_MATERIAL_.
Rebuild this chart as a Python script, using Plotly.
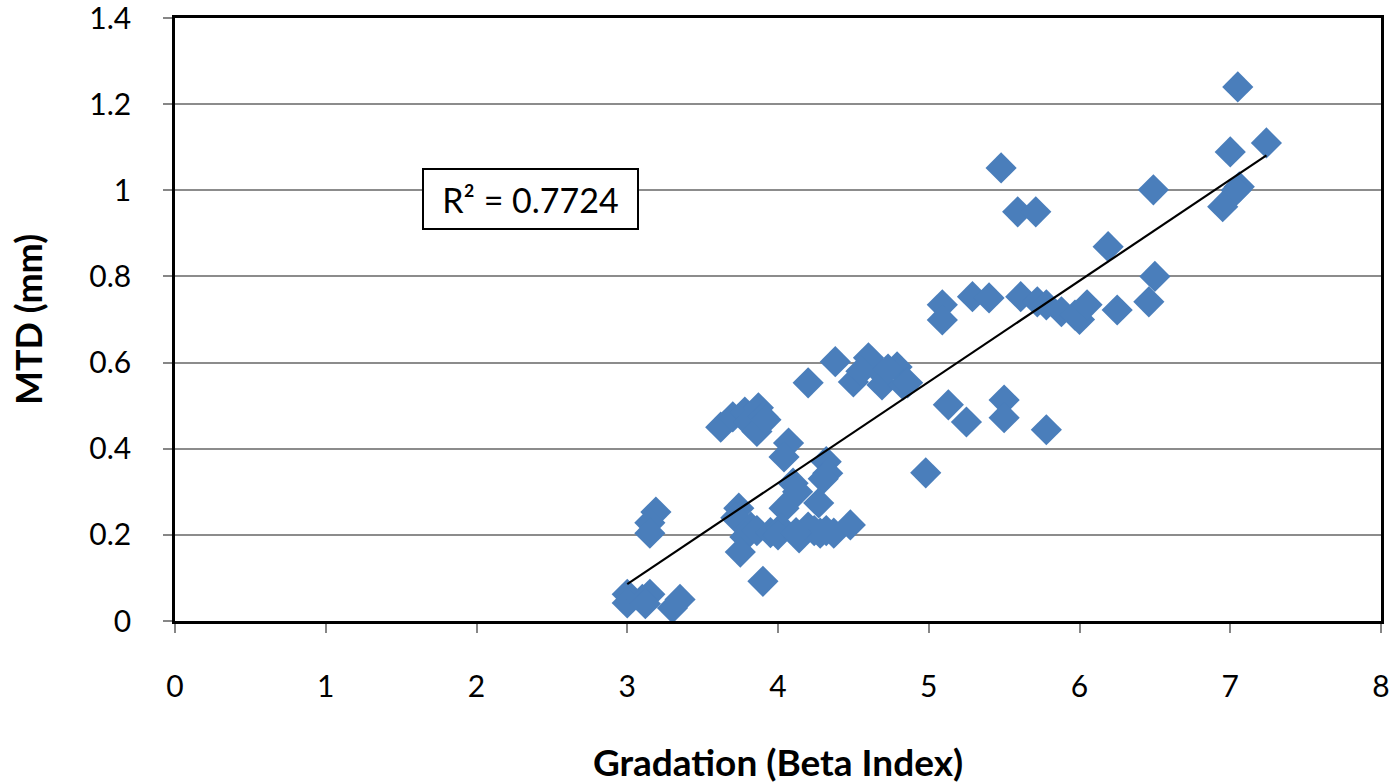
import numpy as np
import plotly.graph_objects as go

# Gradation (Beta index) and MTD (mm)
beta = [3.00, 3.00, 3.10, 3.15, 3.12, 3.30, 3.35,
        3.19, 3.15, 3.15,
        3.62, 3.70, 3.78, 3.80, 3.87, 3.90, 3.86, 3.92,
        4.07, 4.04, 4.32, 4.33, 4.10, 4.13, 4.30, 4.27, 4.04,
        3.74, 3.72, 3.82, 3.78, 3.75, 3.90, 3.86, 3.95, 4.02, 4.00, 4.14, 4.20,
        4.28, 4.37, 4.48, 4.24, 4.32, 4.12,
        4.20, 4.38, 4.60, 4.50, 4.55, 4.68, 4.79, 4.69, 4.83, 4.73,
        4.98, 4.86, 5.09, 5.09, 5.29, 5.40, 5.61, 5.72, 5.78, 5.88, 5.97, 6.00,
        6.05, 6.25, 5.13, 5.25, 5.50, 5.50, 5.78,
        5.48, 5.59, 5.71, 6.19, 6.49, 6.50, 6.46,
        7.05, 7.24, 7.00, 7.06, 7.04, 6.95]
mtd = [0.062, 0.042, 0.050, 0.062, 0.040, 0.030, 0.050,
       0.253, 0.228, 0.204,
       0.450, 0.474, 0.485, 0.462, 0.495, 0.474, 0.440, 0.467,
       0.413, 0.381, 0.370, 0.343, 0.320, 0.300, 0.330, 0.274, 0.262,
       0.262, 0.240, 0.218, 0.195, 0.160, 0.092, 0.210, 0.205, 0.216, 0.200, 0.193, 0.218,
       0.204, 0.204, 0.223, 0.210, 0.210, 0.205,
       0.553, 0.602, 0.611, 0.555, 0.580, 0.578, 0.590, 0.548, 0.548, 0.585,
       0.344, 0.553, 0.734, 0.699, 0.753, 0.750, 0.753, 0.741, 0.734, 0.718, 0.710, 0.700,
       0.734, 0.722, 0.502, 0.462, 0.513, 0.472, 0.444,
       1.052, 0.950, 0.950, 0.869, 1.001, 0.800, 0.741,
       1.240, 1.110, 1.089, 1.008, 1.000, 0.962]

x_ticks = [0, 1, 2, 3, 4, 5, 6, 7, 8]
y_ticks = [0, 0.2, 0.4, 0.6, 0.8, 1.0, 1.2, 1.4]
y_tick_text = ["0", "0.2", "0.4", "0.6", "0.8", "1", "1.2", "1.4"]
r2_text = "R² = 0.7724"

xa = np.array(beta)
ya = np.array(mtd)
slope, intercept = np.polyfit(xa, ya, 1)
x_fit = np.array([xa.min(), xa.max()])
y_fit = slope * x_fit + intercept

font_family = "Lato, 'Open Sans', sans-serif"

fig = go.Figure()
fig.add_trace(go.Scatter(
    x=beta, y=mtd, mode="markers",
    marker=dict(symbol="diamond", size=24, color="#4A7EBB",
                line=dict(width=0)),
    showlegend=False, hoverinfo="x+y"))
fig.add_trace(go.Scatter(
    x=x_fit, y=y_fit, mode="lines",
    line=dict(color="black", width=2.2),
    showlegend=False, hoverinfo="skip"))

fig.add_annotation(
    x=2.357, y=0.98, xref="x", yref="y", text=r2_text, showarrow=False,
    font=dict(family=font_family, size=34, color="black"),
    bgcolor="white", bordercolor="black", borderwidth=2,
    borderpad=6, width=201, height=46)

fig.update_layout(
    width=1389, height=784,
    margin=dict(l=175, r=8, t=18, b=163),
    paper_bgcolor="white", plot_bgcolor="white",
    font=dict(family=font_family, size=30, color="black"),
    xaxis=dict(
        range=[0, 8], tickvals=x_ticks, ticktext=[str(v) for v in x_ticks],
        showgrid=False, zeroline=False, automargin=False,
        ticklabeloverflow="allow",
        showline=True, linecolor="black", linewidth=2.5, mirror=True,
        ticks="outside", ticklen=9, tickcolor="#868686", tickwidth=2,
        ticklabelstandoff=28,
        tickfont=dict(family=font_family, size=30),
        title=dict(text="<b>Gradation (Beta Index)</b>",
                   font=dict(family=font_family, size=37), standoff=50),
    ),
    yaxis=dict(
        range=[0, 1.4], tickvals=y_ticks, ticktext=y_tick_text,
        showgrid=True, gridcolor="#8C8C8C", gridwidth=2, zeroline=False,
        automargin=False, ticklabeloverflow="allow",
        showline=True, linecolor="black", linewidth=2.5, mirror=True,
        ticks="outside", ticklen=9, tickcolor="#868686", tickwidth=2,
        ticklabelstandoff=26,
        tickfont=dict(family=font_family, size=30),
        title=dict(text="<b>MTD (mm)</b>",
                   font=dict(family=font_family, size=36), standoff=36),
    ),
)

fig.write_html("out.html")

_EXERCISE REQUIREMENTS_.
Print the complete listing exactly, apart from any pictures.

_EXERCISE RESULT_.
Rebuild this chart as a Python script, using Plotly.
import numpy as np
import plotly.graph_objects as go

# Gradation (Beta index) and MTD (mm)
beta = [3.00, 3.00, 3.10, 3.15, 3.12, 3.30, 3.35,
        3.19, 3.15, 3.15,
        3.62, 3.70, 3.78, 3.80, 3.87, 3.90, 3.86, 3.92,
        4.07, 4.04, 4.32, 4.33, 4.10, 4.13, 4.30, 4.27, 4.04,
        3.74, 3.72, 3.82, 3.78, 3.75, 3.90, 3.86, 3.95, 4.02, 4.00, 4.14, 4.20,
        4.28, 4.37, 4.48, 4.24, 4.32, 4.12,
        4.20, 4.38, 4.60, 4.50, 4.55, 4.68, 4.79, 4.69, 4.83, 4.73,
        4.98, 4.86, 5.09, 5.09, 5.29, 5.40, 5.61, 5.72, 5.78, 5.88, 5.97, 6.00,
        6.05, 6.25, 5.13, 5.25, 5.50, 5.50, 5.78,
        5.48, 5.59, 5.71, 6.19, 6.49, 6.50, 6.46,
        7.05, 7.24, 7.00, 7.06, 7.04, 6.95]
mtd = [0.062, 0.042, 0.050, 0.062, 0.040, 0.030, 0.050,
       0.253, 0.228, 0.204,
       0.450, 0.474, 0.485, 0.462, 0.495, 0.474, 0.440, 0.467,
       0.413, 0.381, 0.370, 0.343, 0.320, 0.300, 0.330, 0.274, 0.262,
       0.262, 0.240, 0.218, 0.195, 0.160, 0.092, 0.210, 0.205, 0.216, 0.200, 0.193, 0.218,
       0.204, 0.204, 0.223, 0.210, 0.210, 0.205,
       0.553, 0.602, 0.611, 0.555, 0.580, 0.578, 0.590, 0.548, 0.548, 0.585,
       0.344, 0.553, 0.734, 0.699, 0.753, 0.750, 0.753, 0.741, 0.734, 0.718, 0.710, 0.700,
       0.734, 0.722, 0.502, 0.462, 0.513, 0.472, 0.444,
       1.052, 0.950, 0.950, 0.869, 1.001, 0.800, 0.741,
       1.240, 1.110, 1.089, 1.008, 1.000, 0.962]

x_ticks = [0, 1, 2, 3, 4, 5, 6, 7, 8]
y_ticks = [0, 0.2, 0.4, 0.6, 0.8, 1.0, 1.2, 1.4]
y_tick_text = ["0", "0.2", "0.4", "0.6", "0.8", "1", "1.2", "1.4"]
r2_text = "R² = 0.7724"

xa = np.array(beta)
ya = np.array(mtd)
slope, intercept = np.polyfit(xa, ya, 1)
x_fit = np.array([xa.min(), xa.max()])
y_fit = slope * x_fit + intercept

font_family = "Lato, 'Open Sans', sans-serif"

fig = go.Figure()
fig.add_trace(go.Scatter(
    x=beta, y=mtd, mode="markers",
    marker=dict(symbol="diamond", size=24, color="#4A7EBB",
                line=dict(width=0)),
    showlegend=False, hoverinfo="x+y"))
fig.add_trace(go.Scatter(
    x=x_fit, y=y_fit, mode="lines",
    line=dict(color="black", width=2.2),
    showlegend=False, hoverinfo="skip"))

fig.add_annotation(
    x=2.357, y=0.98, xref="x", yref="y", text=r2_text, showarrow=False,
    font=dict(family=font_family, size=34, color="black"),
    bgcolor="white", bordercolor="black", borderwidth=2,
    borderpad=6, width=201, height=46)

fig.update_layout(
    width=1389, height=784,
    margin=dict(l=175, r=8, t=18, b=163),
    paper_bgcolor="white", plot_bgcolor="white",
    font=dict(family=font_family, size=30, color="black"),
    xaxis=dict(
        range=[0, 8], tickvals=x_ticks, ticktext=[str(v) for v in x_ticks],
        showgrid=False, zeroline=False, automargin=False,
        ticklabeloverflow="allow",
        showline=True, linecolor="black", linewidth=2.5, mirror=True,
        ticks="outside", ticklen=9, tickcolor="#868686", tickwidth=2,
        ticklabelstandoff=28,
        tickfont=dict(family=font_family, size=30),
        title=dict(text="<b>Gradation (Beta Index)</b>",
                   font=dict(family=font_family, size=37), standoff=50),
    ),
    yaxis=dict(
        range=[0, 1.4], tickvals=y_ticks, ticktext=y_tick_text,
        showgrid=True, gridcolor="#8C8C8C", gridwidth=2, zeroline=False,
        automargin=False, ticklabeloverflow="allow",
        showline=True, linecolor="black", linewidth=2.5, mirror=True,
        ticks="outside", ticklen=9, tickcolor="#868686", tickwidth=2,
        ticklabelstandoff=26,
        tickfont=dict(family=font_family, size=30),
        title=dict(text="<b>MTD (mm)</b>",
                   font=dict(family=font_family, size=36), standoff=36),
    ),
)

fig.write_html("out.html")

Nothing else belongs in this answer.